Experimental Study of Critical Flow Rates in the Tubing-Casing Annulus of Natural Gas Wells

Abstract

Abstract Removal of water and hydrocarbon liquids from gas wells is increasingly recognized as an important topic for mature gas reservoirs. Accumulation of these liquids in the bottom of a gas well is often referred to as liquid loading. Liquid loading limits current productivity of 90% of the natural gas wells in the USA. Liquid loading first appears in the casing below the end of tubing (EOT). One way to reduce loading below the EOT is to install dead-end production tubing to the bottom of the perforations and force the gas to flow from the perforations through the tubing-casing annulus up to a cross-over connection near or above the top of the perforated interval.

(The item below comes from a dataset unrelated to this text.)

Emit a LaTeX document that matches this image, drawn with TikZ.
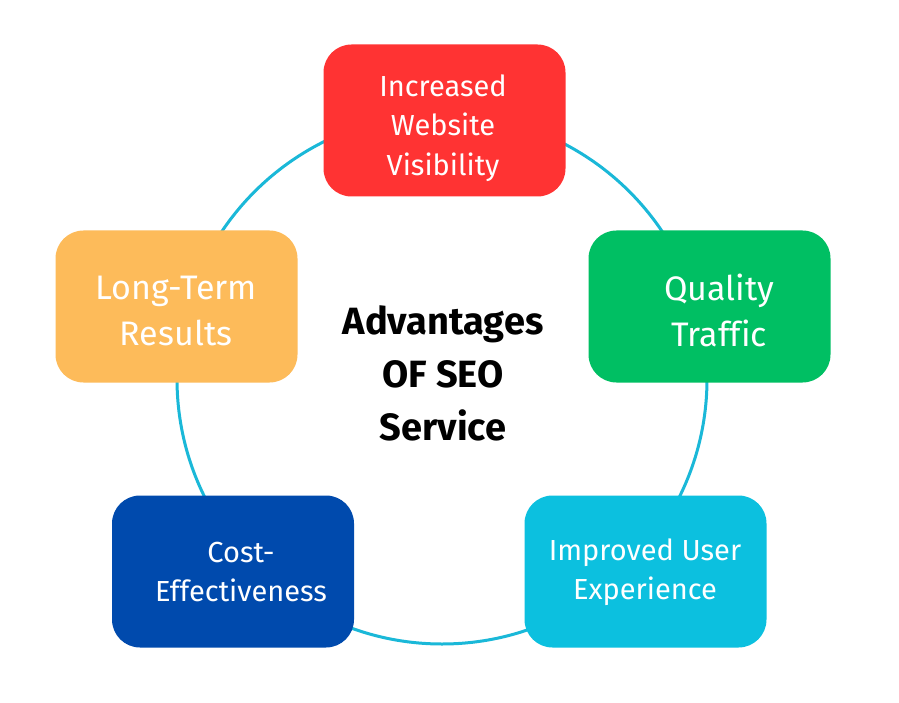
\documentclass[tikz,border=0pt]{standalone}
\usepackage{fontspec}
\setmainfont[Ligatures=NoCommon]{Fira Sans}
\definecolor{cRed}{HTML}{FF3333}
\definecolor{cOrange}{HTML}{FDBB5A}
\definecolor{cGreen}{HTML}{00BF63}
\definecolor{cBlue}{HTML}{004AAD}
\definecolor{cCyan}{HTML}{0CC0DF}
\definecolor{cRing}{HTML}{1AB8D8}
\begin{document}
\begin{tikzpicture}[x=1pt,y=-1pt,
  box/.style={rounded corners=28pt,minimum width=242pt,minimum height=152pt,inner sep=0pt,draw=none},
  lbl/.style={text=white,align=center,inner sep=0pt},
  small/.style={font=\fontsize{29}{39.5}\selectfont},
  big/.style={font=\fontsize{34}{46}\selectfont},
  ring/.style={draw=cRing,line width=3pt}]
\useasboundingbox (0,0) rectangle (899,703);
\fill[white] (0,0) rectangle (899,703);
\coordinate (ctr) at (442,379);
\draw[ring] (ctr) circle (265);
\node[box,fill=cRed]    (b1) at (444.5,120.5) {};
\node[box,fill=cGreen]  (b2) at (709.5,306.5) {};
\node[box,fill=cCyan]   (b3) at (645.5,571.5) {};
\node[box,fill=cBlue]   (b4) at (233,571.5) {};
\node[box,fill=cOrange] (b5) at (176.5,306.5) {};
\node[lbl,small] (t1) at (443,128) {Increased\\Website\\Visibility};
\node[lbl,big]   (t2) at (719,310) {Quality\\Traffic};
\node[lbl,small] (t3) at (645,572) {Improved User\\Experience};
\node[lbl,small] (t4) at (241,572) {Cost-\\Effectiveness};
\node[lbl,big]   (t5) at (176,311) {Long-Term\\Results};
\node[align=center,inner sep=0pt,font=\fontsize{38}{53}\selectfont\bfseries] (mid) at (443,373) {Advantages\\OF SEO\\Service};
\end{tikzpicture}
\end{document}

We conducted tests in a flow loop to evaluate such flow. The primary objective of our tests was to determine the critical flow rates for two phase flow through tubingcasing annulus using two different tubing sizes (2.88-inch-OD and 3.50-inch-OD) in a 4.00-inch-ID casing. Secondary objectives were to develop a method to predict critical flow rate, to identify the flow regimes that exist at the critical flow rate, and to evaluate the mode of liquid transport. For gas-water flow in vertical tubing, the Turner-Hubbard-Dukler (1969) prediction for critical flow rate (without the 20% correction) is very close to what we observe in our flow loop. However, the critical rates for flow in the tubing-casing annulus were found to be 20 to 50% less than predicted by multiplying the Turner-Hubbard-Dukler (THD) critical velocity and the annular cross-sectional area. It was observed from the tests that two types of flow regimes could occur at the critical flow rate: annular flow regime and transitional annular flow regime. In flow through an annulus, the film thickness on the casing wall is larger than the film thickness on the tubing wall. Theoretical analysis for one-phase flow shows that the maximum velocity in tubing-casing flow is closer to the tubing. We believe that this observation also applies to two-phase flow and that the higher velocity near the tubing pushes liquid toward the casing, which results in the observation of thicker liquid films on the casing wall.